==== Raw data ====

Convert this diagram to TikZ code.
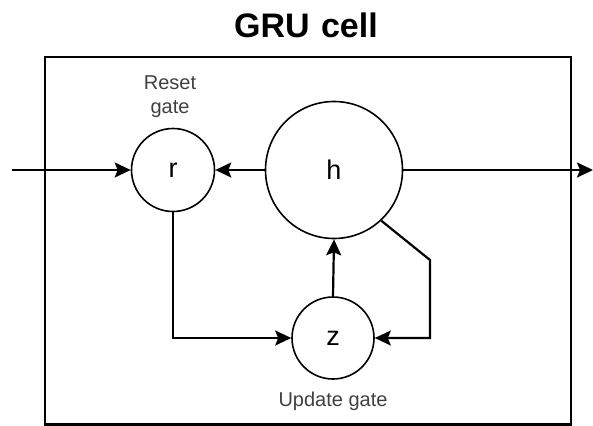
\documentclass[tikz,border=0pt]{standalone}
\usepackage{fontspec}
\setmainfont{Liberation Sans}
\usetikzlibrary{arrows.meta}
\begin{document}
\begin{tikzpicture}[x=1pt,y=-1pt,
  gate/.style={draw, circle, line width=1.6pt, inner sep=0pt, font=\fontsize{27}{30}\selectfont},
  conn/.style={line width=2.2pt, -{Stealth[length=16pt,width=15pt,inset=3pt]}},
  lbl/.style={font=\fontsize{20}{24}\selectfont, text=black!75, align=center}]
\useasboundingbox (0,0) rectangle (593,425);
\node[font=\bfseries\fontsize{34}{36}\selectfont] (title) at (306,25) {GRU\,\,cell};
\draw[line width=2.2pt] (45,57) rectangle (571,424.5);
\node[gate, minimum size=83pt] (r) at (173,170) {r};
\node[gate, minimum size=137pt] (h) at (334,170) {h};
\node[gate, minimum size=82pt] (z) at (333,338) {z};
\node[lbl] (rlab) at (170,97) {Reset\\gate};
\node[lbl] (zlab) at (333,401) {Update gate};
\coordinate (in) at (12,170);
\coordinate (out) at (593,170);
\coordinate (k1) at (430,260);
\draw[conn] (in) -- (r.west);
\draw[conn] (h.west) -- (r.east);
\draw[conn] (h.east) -- (out);
\draw[conn] (z.north) -- (h.south);
\draw[conn] (r.south) |- (z.west);
\draw[conn] (h.-47) -- (k1) |- (z.east);
\end{tikzpicture}
\end{document}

====

Repeat the data exactly, excluding the pictures.

Convert this diagram to TikZ code.
\documentclass[tikz,border=0pt]{standalone}
\usepackage{fontspec}
\setmainfont{Liberation Sans}
\usetikzlibrary{arrows.meta}
\begin{document}
\begin{tikzpicture}[x=1pt,y=-1pt,
  gate/.style={draw, circle, line width=1.6pt, inner sep=0pt, font=\fontsize{27}{30}\selectfont},
  conn/.style={line width=2.2pt, -{Stealth[length=16pt,width=15pt,inset=3pt]}},
  lbl/.style={font=\fontsize{20}{24}\selectfont, text=black!75, align=center}]
\useasboundingbox (0,0) rectangle (593,425);
\node[font=\bfseries\fontsize{34}{36}\selectfont] (title) at (306,25) {GRU\,\,cell};
\draw[line width=2.2pt] (45,57) rectangle (571,424.5);
\node[gate, minimum size=83pt] (r) at (173,170) {r};
\node[gate, minimum size=137pt] (h) at (334,170) {h};
\node[gate, minimum size=82pt] (z) at (333,338) {z};
\node[lbl] (rlab) at (170,97) {Reset\\gate};
\node[lbl] (zlab) at (333,401) {Update gate};
\coordinate (in) at (12,170);
\coordinate (out) at (593,170);
\coordinate (k1) at (430,260);
\draw[conn] (in) -- (r.west);
\draw[conn] (h.west) -- (r.east);
\draw[conn] (h.east) -- (out);
\draw[conn] (z.north) -- (h.south);
\draw[conn] (r.south) |- (z.west);
\draw[conn] (h.-47) -- (k1) |- (z.east);
\end{tikzpicture}
\end{document}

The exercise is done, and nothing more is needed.